Photo by Tim Kay
Photo by Tim Kay
On Wednesday, Feb. 5, Ratzenberger visited Regent University's School of Communication & the Arts and talked to students about show business, Hollywood and faith.
"Hollywood sets the beat for culture and customs," he explained. "And Washington marches to that beat. People who give millions to politicians should be giving it to production companies in Hollywood, because that's where the messaging comes from."
Ratzenberger has been named the sixth most successful actor of all time based on his box office sales. His advice was taken to heart by student actors, writers, directors and producers—Ratzenberger has done it all.

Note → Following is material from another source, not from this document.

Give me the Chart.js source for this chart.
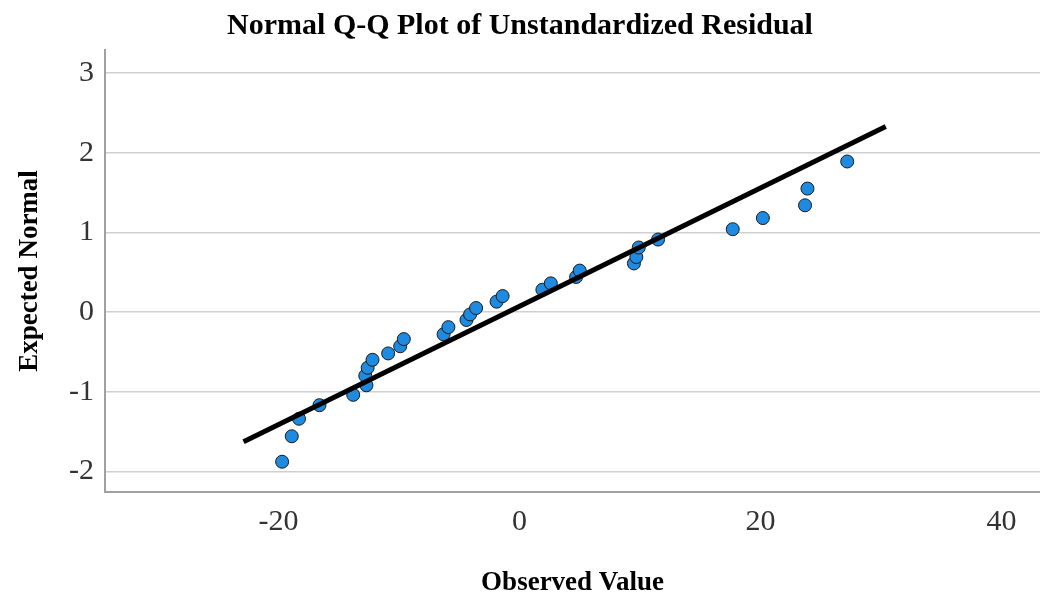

He started the improvisational comedy group, "Sal's Meat Market," in Bridgeport, Conn., while a student at Sacred Heart University, and made his way to the Golden Coast by the late 70s. He recognized the value of making relationships in the early days.
"The most important thing you're doing here is building a network," he said. "Because the people you're training with are coming up with you. Dig into each other's projects. Don't think you're going to start the hard work later after graduation. It's now."
For the actors in particular, he gave sound advice for being a person that people want to work with. "When you're in it for the long haul, you're not thinking about resumes," he explained. "You're thinking about whether you want to spend every single day with that person for months. Is this somebody I want to spend time with? That's the question everybody's asking."
Equally important for everyone was Ratzenberger's advice about set and meeting etiquette: "Never show up on time. If you're on time, you're late. I can't stress that enough. Show up at least 20 minutes early—everywhere. Nobody wants to hear your excuses."
Ratzenberger wore his Cliff Clavin-esque humor on his sleeve, entertaining a full Studio Theatre with stories from different sets, making up the character of Cliff in the audition room, and even defending his Christian faith to those who don't share it.
"I come at it from a history perspective," he explained. "I kindly remind people that Christians are responsible for the university system and most of Western civilization. That usually shuts 'em up."
Tempering the light-hearted with the heart-felt, Ratzenberger reminded students of what's really important. "You can only be a celebrity for your generation," he said. "If you put your whole heart and soul into this business, it's not going to love you back. Show business does not love you back.
"Your agent won't be next to you when you're breathing your last. It'll be your family, the people who love you. All the fun stuff eventually runs out, but family's what matters."
He took questions from students and faculty, with a brief discussion on faith-based film.
"There's not a lot of money involved in faith-based films and that's a problem, " he said. "Before the 60s, all films were faith-based. Good always won. Then drugs and Easy Rider came along and people found it made money. That's how we got where we are today. We're confused, and we need a clear view of the stories we're telling and the influence they have on us."
With that, he challenged students to make the jump. "We need more Christians in Hollywood. In New York. Chicago," he said. "This business needs you."
As a former ship deckhand and carpenter, Ratzenberger is also a spokesperson for the American manufacturing crisis. His new series, American Made is an offshoot of the Made in America TV documentary series he produced and hosted for the Travel Channel in 2004. It debuts in September.